2. Similarly, where a partner retires from the firm, it’s treated as a termination of contract between the partners inter se under the Indian Partnership Act, 1932. The question is whether it can be argued that such contract is not connected with the business of partner but the business is in fact that of the firm. Whether we have to apply the law that a firm is nothing but a compendium of partners and hence the termination of contract between partners inter se would also mean termination of contract in relation to “his” business. Also, we have to consider the fact that the income earned by the partner from the firm is taxable as business income under section 28(v) of the Act. Thus, the Act recognize that partner is involved in a business and hence the amount received as compensation could now be taxed under the amended provision of sec. 28.
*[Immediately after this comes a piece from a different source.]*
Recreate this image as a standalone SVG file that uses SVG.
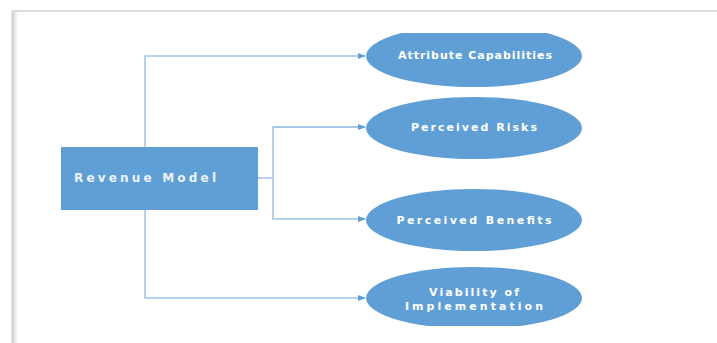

3. Whether compensation received on giving up “right to sue” is now taxable. The hon’ble Gujarat High Court in the case of Baroda Cement and Chemicals Ltd. (supra) has held that such compensation is a capital receipt not taxable. Now if such compensation is receivable as the right to sue in relation to a business contract then the said sum could become taxable. However, if such compensation is received devoid of a business contract then would continue to be non taxable capital receipt.

Conclusion:

The amended provision provides that compensation received will be taxed under the head “Profits and gains of business or profession” .This seems to be in line with the decision of the Apex Court in the case of CIT v. Raj Bahadur Jairam (1959) 35 ITR 148(SC) wherein the court held that money received as a compensation for termination of a business contract is taxable as business income provided such termination does not result in giving up of source of income. The amended provision goes a step further and provides for taxability of all compensation connection with business and therefore even the giving up of source would now become taxable.